Saya tahu, ini bukan kasus tunggal. Dalam perjalanan Disleksia Keliling Nusantara, saya mencatat hal serupa di banyak kota. Orang tua ABK membayar lebih jauh lebih untuk layanan yang seringkali tak lebih baik. Mereka membeli kursi kosong dalam sistem yang belum siap menerima mereka.

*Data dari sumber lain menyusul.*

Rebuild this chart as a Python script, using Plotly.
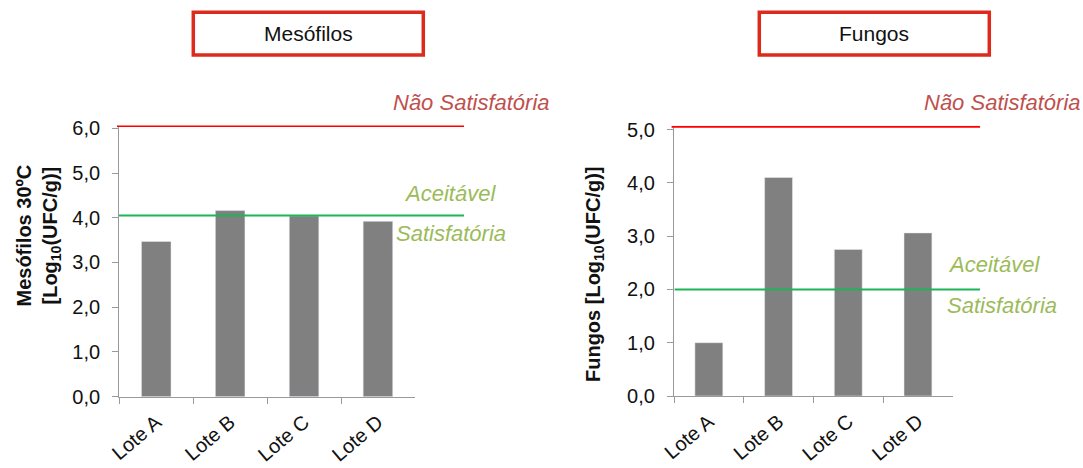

Di satu sekolah di Jawa Barat, misalnya, saya menemukan anak dengan autisme ringan yang dipungut biaya bulanan dua kali lipat siswa reguler. Namun selama satu semester, tidak ada satu pun asesmen individu atau program pembelajaran yang disesuaikan. Di sebuah SD inklusi di Jawa Timur, seorang ibu mengaku harus membayar guru pendamping sendiri karena sekolah "tidak memiliki SDM khusus". Banyak orang tua seperti Bu Sari tidak tahu harus mengadu ke mana, karena belum ada mekanisme pengaduan yang berpihak dan aktif menampung keluhan orang tua ABK.
"Kalau memang kami harus bayar lebih, saya rela, Mas. Tapi setidaknya anak saya ditangani dengan benar. Jangan hanya bayar lebih untuk diminta diam di pojok kelas," ucap Bu Sari.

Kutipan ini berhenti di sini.